GIVEN EXERCISE
Copy exactly the lines from the start of the material through the line with "27.7, 35.4, 52]". Pictures stay out of the copy.

GIVEN MATERIAL
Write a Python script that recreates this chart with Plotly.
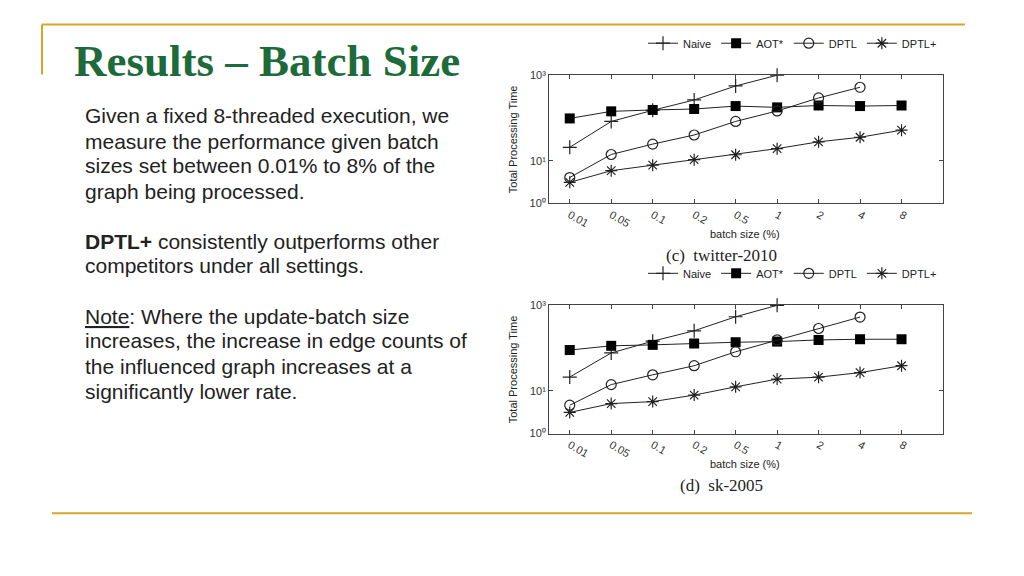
import plotly.graph_objects as go

# x categories shared by both charts
batch_sizes = ["0.01", "0.05", "0.1", "0.2", "0.5", "1", "2", "4", "8"]

# (c) twitter-2010, total processing time
tw_naive = [20.6, 83, 151, 264, 561, 1000]
tw_aot = [97.6, 143, 154, 162, 190, 177, 196, 190, 196]
tw_dptl = [4.05, 14.0, 24.5, 40, 83, 146, 294, 523]
tw_dptl_plus = [3.12, 5.85, 7.87, 10.6, 13.8, 19.2, 27.7, 35.4, 52]

# (d) sk-2005, total processing time
sk_naive = [21, 77, 145, 254, 540, 1000]
sk_aot = [90, 113, 119, 128, 137, 142, 155, 161, 161]
sk_dptl = [4.61, 14.0, 23.7, 38.7, 82, 155, 287, 531]
sk_dptl_plus = [3.13, 5.04, 5.6, 7.96, 12.4, 18.8, 20.9, 26.7, 38.7]

y_tick_vals = [1, 10, 1000]
y_tick_text = ["10⁰", "10¹", "10³"]

body_lines = [
    "Given a fixed 8-threaded execution, we",
    "measure the performance given batch",
    "sizes set between 0.01% to 8% of the",
    "graph being processed.",
    "<b>DPTL+</b> consistently outperforms other",
    "competitors under all settings.",
    "<u>Note</u>: Where the update-batch size",
    "increases, the increase in edge counts of",
    "the influenced graph increases at a",
    "significantly lower rate.",
]
body_y = [112, 138, 163, 189, 240, 265, 317, 342, 368, 394]

W, H = 1024, 576
INK = "#222222"
GOLD = "#D4A62A"
GREEN = "#1D6B3A"


def px(x):
    return x / W


def py(y):
    return 1 - y / H


styles = {
    "Naive": dict(symbol="cross-thin-open", size=10, line=dict(width=1.2, color=INK)),
    "AOT*": dict(symbol="square", size=10, color="black"),
    "DPTL": dict(symbol="circle-open", size=10, line=dict(width=1.2, color=INK)),
    "DPTL+": dict(symbol="asterisk-open", size=10, line=dict(width=1.2, color=INK)),
}

fig = go.Figure()

charts = [
    ("x", "y", "legend", [tw_naive, tw_aot, tw_dptl, tw_dptl_plus]),
    ("x2", "y2", "legend2", [sk_naive, sk_aot, sk_dptl, sk_dptl_plus]),
]
for xa, ya, leg, series in charts:
    for name, vals in zip(styles, series):
        fig.add_trace(
            go.Scatter(
                x=batch_sizes[:len(vals)],
                y=vals,
                name=name,
                mode="lines+markers",
                line=dict(color=INK, width=1),
                marker=styles[name],
                xaxis=xa,
                yaxis=ya,
                legend=leg,
                cliponaxis=False,
            )
        )

axis_common = dict(
    showline=True,
    linecolor="#444444",
    linewidth=1,
    mirror="allticks",
    ticks="inside",
    ticklen=4,
    tickcolor="#444444",
    showgrid=False,
    zeroline=False,
    tickfont=dict(family="Liberation Sans, Arial", size=11, color="#333333"),
)
x_common = dict(axis_common, type="category", range=[-0.5, 9], tickangle=30,
                domain=[px(549), px(943)])
y_common = dict(axis_common, type="log", range=[0, 3],
                tickvals=y_tick_vals, ticktext=y_tick_text)

legend_common = dict(
    orientation="h",
    xanchor="right",
    x=px(942),
    yanchor="middle",
    font=dict(family="Liberation Sans, Arial", size=11, color=INK),
    bgcolor="rgba(0,0,0,0)",
    itemwidth=30,
    tracegroupgap=0,
)

annotations = [
    dict(text="<b>Results – Batch Size</b>", x=px(72), y=py(56), xref="paper", yref="paper",
         xanchor="left", yanchor="middle", showarrow=False,
         font=dict(family="Liberation Serif, Times New Roman", size=45, color=GREEN)),
]
for txt, yy in zip(body_lines, body_y):
    annotations.append(
        dict(text=txt, x=px(83), y=py(yy), xref="paper", yref="paper",
             xanchor="left", yanchor="middle", showarrow=False,
             font=dict(family="Liberation Sans, Arial", size=21, color=INK))
    )

for top, cap in [(0, "(c)  twitter-2010"), (235, "(d)  sk-2005")]:
    annotations += [
        dict(text="batch size (%)", x=px(745), y=py(233 + top), xref="paper", yref="paper",
             xanchor="center", yanchor="middle", showarrow=False,
             font=dict(family="Liberation Sans, Arial", size=11, color=INK)),
        dict(text=cap, x=px(721), y=py(255 + top), xref="paper", yref="paper",
             xanchor="center", yanchor="middle", showarrow=False,
             font=dict(family="Liberation Serif, Times New Roman", size=17, color=INK)),
        dict(text="Total Processing Time", x=px(513), y=py(136 + top), xref="paper", yref="paper",
             xanchor="center", yanchor="middle", textangle=-90, showarrow=False,
             font=dict(family="Liberation Sans, Arial", size=11, color=INK)),
    ]

shapes = [
    dict(type="line", xref="paper", yref="paper", x0=px(42), x1=px(965), y0=py(19), y1=py(19),
         line=dict(color=GOLD, width=2)),
    dict(type="line", xref="paper", yref="paper", x0=px(42), x1=px(42), y0=py(19), y1=py(70),
         line=dict(color=GOLD, width=2)),
    dict(type="line", xref="paper", yref="paper", x0=px(52), x1=px(972), y0=py(518), y1=py(518),
         line=dict(color=GOLD, width=2)),
]

fig.update_layout(
    width=W,
    height=H,
    margin=dict(l=0, r=0, t=0, b=0),
    paper_bgcolor="white",
    plot_bgcolor="white",
    showlegend=True,
    xaxis=dict(x_common, anchor="y"),
    yaxis=dict(y_common, anchor="x", domain=[py(201.7), py(70.7)]),
    xaxis2=dict(x_common, anchor="y2"),
    yaxis2=dict(y_common, anchor="x2", domain=[py(436.7), py(305.7)]),
    legend=dict(legend_common, y=py(38)),
    legend2=dict(legend_common, y=py(273)),
    annotations=annotations,
    shapes=shapes,
)

# the slide fills the whole window, so drop the page's default body margin
fig.write_html(
    "out.html",
    config={"displayModeBar": False},
    post_script="document.body.style.margin='0';document.body.style.overflow='hidden';",
)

RESULT OF THE TASK
Write a Python script that recreates this chart with Plotly.
import plotly.graph_objects as go

# x categories shared by both charts
batch_sizes = ["0.01", "0.05", "0.1", "0.2", "0.5", "1", "2", "4", "8"]

# (c) twitter-2010, total processing time
tw_naive = [20.6, 83, 151, 264, 561, 1000]
tw_aot = [97.6, 143, 154, 162, 190, 177, 196, 190, 196]
tw_dptl = [4.05, 14.0, 24.5, 40, 83, 146, 294, 523]
tw_dptl_plus = [3.12, 5.85, 7.87, 10.6, 13.8, 19.2, 27.7, 35.4, 52]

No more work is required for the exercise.